Moore and Hilgemann aren't buying that bill of goods. For Purdy, who ran against him in June, to nominate Brewster, and for Hammonds, a previous Brewster target, to speak well of him -- well, something went down.

Haas, who doesn't always agree with Hilgemann and Moore, still thinks they ought to be given a chance to express their views. He says a "board war" would prove a distraction from the district's real problems and notes that Brewster is off to a "rocky start."

"For four years, he wasn't afraid to stand up to the administration, and now he shuts people out, the same way he hated being shut out," Haas says. "He does better from the end of the table. It's a different dynamic from the head of the table. We need to give him a fair chance to grow into a president who makes the board feel included and looks for common ground, a president who has the independence to vote where he thinks wisdom is, instead of just with the other three and whatever the administration wants."

Brewster admits that his role has changed.

"The roles are completely different, by definition of the role. When you move into the governance position of any board, you're restricted, as far as debate is concerned, and you become a facilitator. It's a different role," he says. "My views haven't changed on anything. My approach has changed because of the position that I hold."

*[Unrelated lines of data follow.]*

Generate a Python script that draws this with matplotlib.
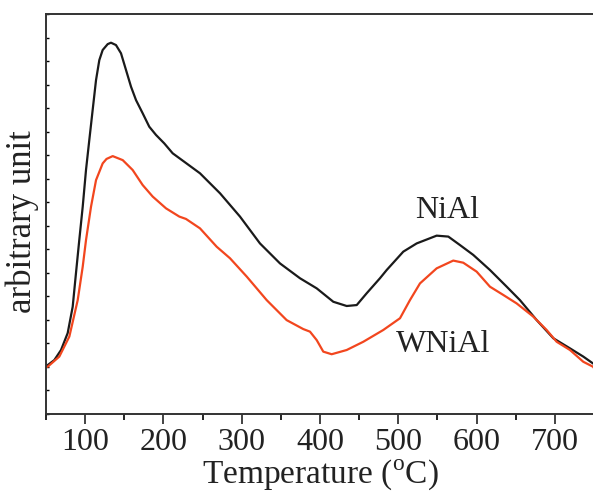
import numpy as np
import matplotlib
matplotlib.use('Agg')
import matplotlib.pyplot as plt
from matplotlib.ticker import MultipleLocator

plt.rcParams['font.family'] = 'Liberation Serif'
plt.rcParams['mathtext.fontset'] = 'custom'
plt.rcParams['mathtext.rm'] = 'Liberation Serif'

#----------data (temperature in C, signal in arbitrary units)----------
t_nial = [50, 52.2, 60.6, 69.2, 77.7, 84.1, 88.3, 92.5, 96.9, 101.1, 105.3, 109.6,
          113.9, 118.1, 122.4, 128.8, 133.0, 139.4, 145.8, 152.2, 158.6, 165.0,
          173.5, 181.9, 190.5, 201.1, 211.8, 226.6, 246.7, 272.3, 297.8, 323.3,
          348.9, 374.4, 395.8, 417.0, 434.1, 446.9, 459.6, 476.6, 485.2, 506.4,
          523.5, 549.0, 563.9, 578.8, 595.8, 617.1, 638.5, 655.4, 676.8, 698.0,
          719.3, 736.3, 748.7, 750]
y_nial = [2.04, 2.08, 2.29, 2.72, 3.44, 4.56, 5.99, 7.39, 8.81, 10.37, 11.64, 12.92,
          14.19, 15.04, 15.47, 15.72, 15.78, 15.68, 15.33, 14.62, 13.91, 13.34,
          12.78, 12.21, 11.86, 11.50, 11.08, 10.72, 10.23, 9.38, 8.39, 7.25,
          6.40, 5.77, 5.34, 4.77, 4.59, 4.63, 5.13, 5.77, 6.12, 6.90,
          7.25, 7.58, 7.54, 7.18, 6.76, 6.12, 5.41, 4.84, 3.99, 3.22,
          2.79, 2.44, 2.15, 2.12]

t_wnial = [50, 52.2, 67.0, 79.8, 90.5, 96.9, 101.1, 107.5, 113.9, 122.4, 127.3, 135.2,
           148.0, 160.7, 173.5, 186.3, 203.3, 220.3, 228.8, 246.7, 268.0, 285.0,
           306.4, 331.9, 357.4, 378.6, 387.2, 395.8, 404.2, 414.9, 434.1, 455.3,
           480.8, 502.2, 514.9, 527.7, 549.0, 570.2, 583.0, 600.1, 617.1, 634.1,
           651.2, 672.4, 689.5, 702.3, 719.3, 736.3, 748.7, 750]
y_wnial = [2.00, 2.01, 2.44, 3.29, 4.84, 6.26, 7.39, 8.81, 9.94, 10.65, 10.84, 10.96,
           10.79, 10.37, 9.73, 9.24, 8.74, 8.39, 8.29, 7.89, 7.11, 6.62,
           5.84, 4.84, 3.99, 3.61, 3.50, 3.14, 2.65, 2.54, 2.72, 3.07,
           3.57, 4.07, 4.84, 5.55, 6.19, 6.52, 6.43, 6.05, 5.41, 5.06,
           4.70, 4.14, 3.57, 3.07, 2.72, 2.22, 2.01, 1.95]

fig = plt.figure(figsize=(5.93, 4.94), dpi=100)
ax = fig.add_axes([46/593, 80/494, 548/593, 400/494])

ax.plot(t_nial, y_nial, color='#1a1a1a', lw=1.6, solid_joinstyle='round')
ax.plot(t_wnial, y_wnial, color='#f2461e', lw=1.6, solid_joinstyle='round')

ax.text(562, 8.65, 'NiAl', fontsize=23, ha='center', va='center', color='#222222')
ax.text(557, 2.95, 'WNiAl', fontsize=23, ha='center', va='center', color='#222222')

ax.set_xlim(50, 750)
ax.set_ylim(0, 17)
ax.xaxis.set_major_locator(MultipleLocator(100))
ax.xaxis.set_minor_locator(MultipleLocator(50))
ax.yaxis.set_major_locator(MultipleLocator(1))
ax.set_yticklabels([])
ax.tick_params(axis='x', which='major', direction='out', length=7, width=1.2,
               labelsize=23, colors='#222222', pad=3)
ax.tick_params(axis='x', which='minor', direction='out', length=4, width=1.2)
ax.tick_params(axis='y', direction='in', length=2, width=1.0)
ax.tick_params(top=False, right=False)
for s in ax.spines.values():
    s.set_linewidth(1.4)
    s.set_color('#333333')

ax.set_xlabel('Temperature ($^{\\rm o}$C)', fontsize=24, color='#222222', labelpad=0)
ax.set_ylabel('arbitrary unit', fontsize=25, color='#222222', va='center')
ax.yaxis.set_label_coords(-0.043, 0.48)

fig.savefig('out.png', dpi=100)
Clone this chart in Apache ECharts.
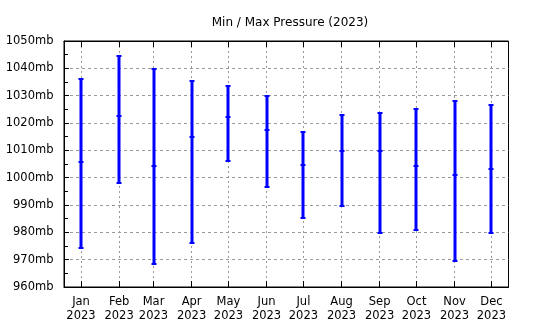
<!DOCTYPE html>
<html>
<head>
<meta charset="utf-8">
<script src="https://cdn.jsdelivr.net/npm/echarts@6/dist/echarts.min.js"></script>
<style>html,body{margin:0;padding:0;background:#fff}#c{width:540px;height:330px}</style>
</head>
<body>
<div id="c"></div>
<script>
var months = ['Jan','Feb','Mar','Apr','May','Jun','Jul','Aug','Sep','Oct','Nov','Dec'];
var dates = ['2023-01-15','2023-02-15','2023-03-15','2023-04-15','2023-05-15','2023-06-15','2023-07-15','2023-08-15','2023-09-15','2023-10-15','2023-11-15','2023-12-15'];
var maxP = [1036.1, 1044.6, 1039.9, 1035.5, 1033.6, 1030.0, 1016.8, 1022.9, 1023.8, 1025.1, 1028.2, 1026.7];
var avgP = [1005.7, 1022.6, 1004.2, 1015.0, 1022.3, 1017.6, 1004.7, 1009.9, 1009.9, 1004.4, 1001.1, 1003.3];
var minP = [974.4, 998.2, 968.4, 976.2, 1006.2, 996.7, 985.3, 989.7, 979.6, 980.8, 969.4, 979.6];
var yTicks = [960, 970, 980, 990, 1000, 1010, 1020, 1030, 1040, 1050];

var FONT = 'DejaVu Sans';
var DAY = 86400000;
var jan1 = Date.UTC(2023, 0, 1);
// day-of-year (from Jan 1) of each date
var days = dates.map(function (d) {
  var p = d.split('-');
  return (Date.UTC(+p[0], +p[1] - 1, +p[2]) - jan1) / DAY;
});
var axisMin = 0.16;
var axisMax = 361.9;
var data = days.map(function (t, i) { return [t, minP[i], avgP[i], maxP[i]]; });

function labelFor(v) {
  var i = -1;
  for (var k = 0; k < days.length; k++) { if (Math.abs(days[k] - v) < 0.5) { i = k; } }
  if (i < 0) return '';
  return months[i] + '\n' + dates[i].slice(0, 4);
}

var chart = echarts.init(document.getElementById('c'), null, {renderer: 'canvas'});
chart.setOption({
  animation: false,
  backgroundColor: '#fff',
  title: {
    text: 'Min / Max Pressure (2023)',
    left: 285, top: 12, textAlign: 'center',
    textStyle: {fontFamily: FONT, fontSize: 12, fontWeight: 'normal', color: '#000'}
  },
  grid: {left: 64, right: 31.5, top: 41, bottom: 43, show: true, borderColor: '#000', borderWidth: 1, backgroundColor: 'transparent'},
  xAxis: [{
    type: 'value', min: axisMin, max: axisMax, position: 'bottom',
    axisLine: {show: true, lineStyle: {color: '#000', width: 1}},
    axisTick: {show: true, inside: true, length: 6, customValues: days, lineStyle: {color: '#000'}},
    axisLabel: {
      customValues: days, margin: 8, fontFamily: FONT, fontSize: 11.5, color: '#000', lineHeight: 14,
      formatter: labelFor
    },
    splitLine: {show: true, lineStyle: {color: '#999', type: [2, 3], width: 1}}
  }, {
    type: 'value', min: axisMin, max: axisMax, position: 'top',
    axisLine: {show: true, lineStyle: {color: '#000'}},
    axisTick: {show: true, inside: true, length: 6, customValues: days, lineStyle: {color: '#000'}},
    axisLabel: {show: false, customValues: days},
    splitLine: {show: false}
  }],
  yAxis: {
    type: 'value', min: yTicks[0], max: yTicks[yTicks.length - 1], interval: 10,
    axisLine: {show: true, lineStyle: {color: '#000'}},
    axisTick: {show: true, inside: true, length: 5, lineStyle: {color: '#000'}},
    minorTick: {show: true, splitNumber: 2, length: 4, lineStyle: {color: '#000'}},
    axisLabel: {margin: 10.5, fontFamily: FONT, fontSize: 11.5, color: '#000', formatter: function (v) { return String(v) + 'mb'; }},
    splitLine: {show: true, lineStyle: {color: '#999', type: [3, 3], width: 1}}
  },
  series: [{
    type: 'custom',
    xAxisIndex: 0,
    data: data,
    encode: {x: 0, y: [1, 2, 3]},
    renderItem: function (params, api) {
      var x = api.value(0);
      var lo = api.coord([x, api.value(1)]);
      var mid = api.coord([x, api.value(2)]);
      var hi = api.coord([x, api.value(3)]);
      var cx = Math.round(lo[0]);
      var color = '#0000ff';
      function cap(y) {
        return {type: 'rect', shape: {x: cx - 2.5, y: Math.round(y) - 1, width: 5, height: 2}, style: {fill: color}};
      }
      return {
        type: 'group',
        children: [
          {type: 'line', shape: {x1: cx, y1: lo[1], x2: cx, y2: hi[1]}, style: {stroke: color, lineWidth: 3}},
          cap(lo[1]), cap(mid[1]), cap(hi[1])
        ]
      };
    }
  }]
});
</script>
</body>
</html>
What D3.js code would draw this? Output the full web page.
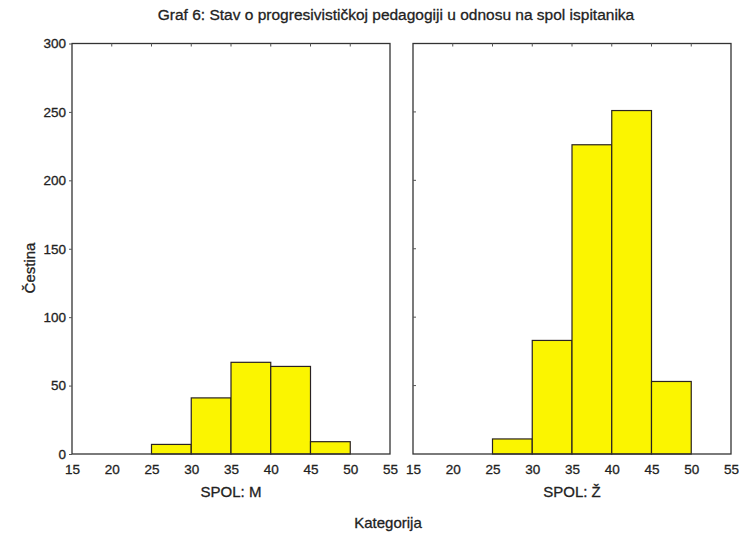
<!DOCTYPE html>
<html><head><meta charset="utf-8">
<script src="https://cdn.jsdelivr.net/npm/d3@7"></script>
<style>body{margin:0;background:#fff}svg{display:block}text{font-family:"Liberation Sans",Arial,sans-serif;fill:#222;stroke:#222;stroke-width:0.3px}</style>
</head><body>
<script>
const binStarts = [15, 20, 25, 30, 35, 40, 45, 50];
const binWidth = 5;
const countsM = [0, 0, 7, 41, 67, 64, 9, 0];
const countsZ = [0, 0, 11, 83, 226, 251, 53, 0];
const panelLabels = ["SPOL: M", "SPOL: Ž"];
const xTicks = [15, 20, 25, 30, 35, 40, 45, 50, 55];
const yTicks = [0, 50, 100, 150, 200, 250, 300];
const title = "Graf 6: Stav o progresivističkoj pedagogiji u odnosu na spol ispitanika";
const xTitle = "Kategorija";
const yTitle = "Čestina";

(function () {
const W = 739, H = 534;
const svg = d3.select("body").append("svg").attr("width", W).attr("height", H);
const plotTop = 43.5, plotBottom = 454;
const panels = [{x0: 72, x1: 390, data: countsM, label: panelLabels[0]},
                {x0: 413, x1: 731, data: countsZ, label: panelLabels[1]}];
const y = d3.scaleLinear().domain([0, 300]).range([plotBottom, plotTop]);

svg.append("text").attr("x", 396).attr("y", 20).attr("text-anchor", "middle")
  .attr("font-size", 15.5).text(title);

panels.forEach((p, pi) => {
  const x = d3.scaleLinear().domain([15, 55]).range([p.x0, p.x1]);
  const g = svg.append("g");
  const bins = binStarts.map((s, i) => ({s, v: p.data[i]})).filter(d => d.v > 0);
  g.selectAll("rect.bar").data(bins).enter().append("rect").attr("class", "bar")
    .attr("x", d => x(d.s)).attr("width", d => x(d.s + binWidth) - x(d.s))
    .attr("y", d => y(d.v)).attr("height", d => y(0) - y(d.v))
    .attr("fill", "#fbf500").attr("stroke", "#2a2222").attr("stroke-width", 1.2);
  g.append("rect").attr("x", p.x0).attr("y", plotTop).attr("width", p.x1 - p.x0).attr("height", plotBottom - plotTop)
    .attr("fill", "none").attr("stroke", "#333").attr("stroke-width", 1.3);
  const xa = svg.append("g").attr("transform", `translate(0,${plotBottom})`)
    .call(d3.axisBottom(x).tickValues(xTicks).tickSize(0).tickPadding(10).tickFormat(d3.format("d")));
  xa.select(".domain").remove();
  xa.selectAll("text").attr("font-size", 13.5).attr("font-family", "Liberation Sans, Arial, sans-serif").attr("fill", "#222");
  g.selectAll("line.tt").data(xTicks.slice(1, -1)).enter().append("line").attr("class", "tt")
    .attr("x1", d => x(d)).attr("x2", d => x(d)).attr("y1", plotTop).attr("y2", plotTop + 3)
    .attr("stroke", "#555").attr("stroke-width", 1);
  if (pi === 0) {
    const ya = svg.append("g").attr("transform", `translate(${p.x0},0)`)
      .call(d3.axisLeft(y).tickValues(yTicks).tickSize(3).tickPadding(3).tickFormat(d3.format("d")));
    ya.select(".domain").remove();
    ya.selectAll("line").attr("stroke", "#555");
    ya.selectAll("text").attr("font-size", 13.5).attr("font-family", "Liberation Sans, Arial, sans-serif").attr("fill", "#222");
  } else {
    g.selectAll("line.yt").data(yTicks.slice(1, -1)).enter().append("line").attr("class", "yt")
      .attr("x1", p.x0).attr("x2", p.x0 + 3).attr("y1", d => y(d)).attr("y2", d => y(d))
      .attr("stroke", "#555").attr("stroke-width", 1);
  }
  svg.append("text").attr("x", (p.x0 + p.x1) / 2).attr("y", 497).attr("text-anchor", "middle")
    .attr("font-size", 15).text(p.label);
});

svg.append("text").attr("x", 388).attr("y", 528).attr("text-anchor", "middle")
  .attr("font-size", 15).text(xTitle);
svg.append("text").attr("transform", "translate(35,268) rotate(-90)").attr("text-anchor", "middle")
  .attr("font-size", 15).text(yTitle);
})();
</script>
</body></html>
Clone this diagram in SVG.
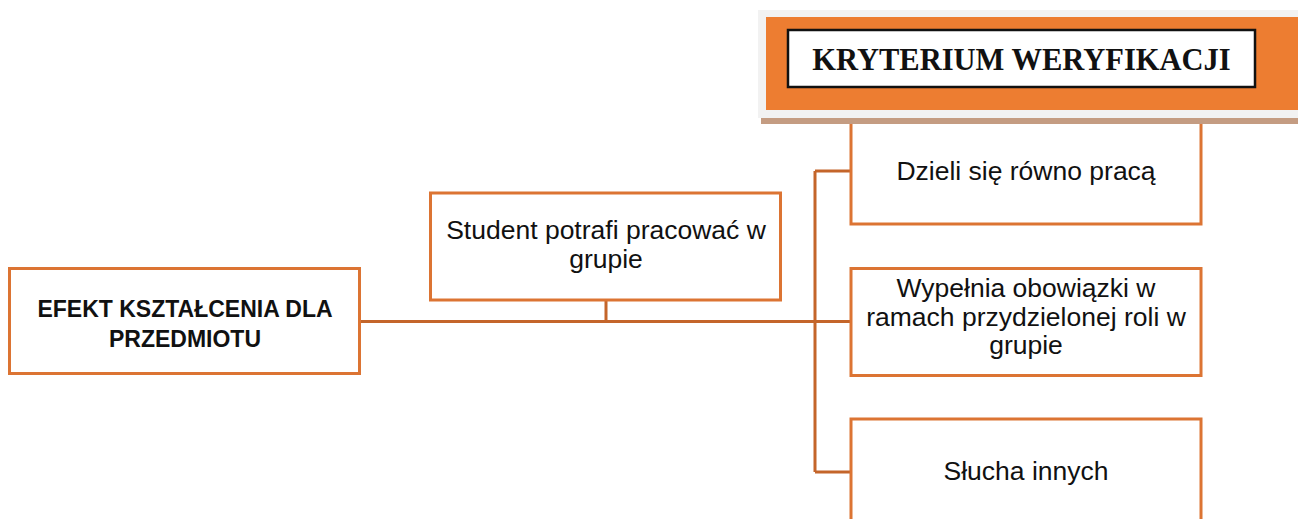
<svg xmlns="http://www.w3.org/2000/svg" width="1298" height="519" viewBox="0 0 1298 519">
<style>
.box{fill:#fff;stroke:#dc7433;stroke-width:3}
.conn{fill:none;stroke:#c4652a;stroke-width:3}
.t{font-family:"Liberation Sans",Arial,sans-serif;font-size:26.5px;fill:#111;text-anchor:middle}
.b{font-weight:bold;font-size:23px}
.h{font-family:"Liberation Serif","Times New Roman",serif;font-weight:bold;font-size:30.5px;fill:#111;text-anchor:middle}
</style>
<rect width="1298" height="519" fill="#fff"/>
<g id="connectors">
<path class="conn" d="M360 321.5H815M606 300V321.5M815 171V472M815 171H851M815 321.5H851M815 472H851"/>
</g>
<g id="node-dzieli">
<rect class="box" x="851" y="110" width="350" height="114"/>
<text class="t" x="1026" y="180">Dzieli się równo pracą</text>
</g>
<g id="node-header">
<rect x="758" y="10" width="545" height="108" fill="#f2f2f2"/>
<rect x="761" y="118" width="542" height="6" fill="#c49c82"/>
<rect x="766" y="17" width="537" height="93" fill="#ed7d31"/>
<rect x="788" y="30" width="467" height="57" fill="#fff" stroke="#111" stroke-width="2.5"/>
<text class="h" x="1021.5" y="70">KRYTERIUM WERYFIKACJI</text>
</g>
<g id="node-efekt">
<rect class="box" x="9.5" y="268.5" width="350" height="105"/>
<text class="t b" x="185" y="317">EFEKT KSZTAŁCENIA DLA</text>
<text class="t b" x="185" y="347">PRZEDMIOTU</text>
</g>
<g id="node-student">
<rect class="box" x="430.5" y="193" width="350" height="107"/>
<text class="t" x="606" y="239">Student potrafi pracować w</text>
<text class="t" x="606" y="268">grupie</text>
</g>
<g id="node-wypelnia">
<rect class="box" x="851" y="268.5" width="350" height="107"/>
<text class="t" x="1026" y="297">Wypełnia obowiązki w</text>
<text class="t" x="1026" y="326">ramach przydzielonej roli w</text>
<text class="t" x="1026" y="354">grupie</text>
</g>
<g id="node-slucha">
<rect class="box" x="851" y="419" width="350" height="110"/>
<text class="t" x="1026" y="480">Słucha innych</text>
</g>
</svg>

Still, those wanting an urgent approach to change regret that Brewster's being president thus far doesn't seem much different than Marlene Davis' being president. From the looks of it, questions about whether Hammonds should continue being superintendent, fundamentally new approaches to budgeting and an effort "to think outside the box" for solutions have been tabled.

But the obstacles put in the path of Hilgemann and Moore don't appear to have them discouraged.

"Heck no," Hilgemann says. "This is fuel. It'll make us fight harder."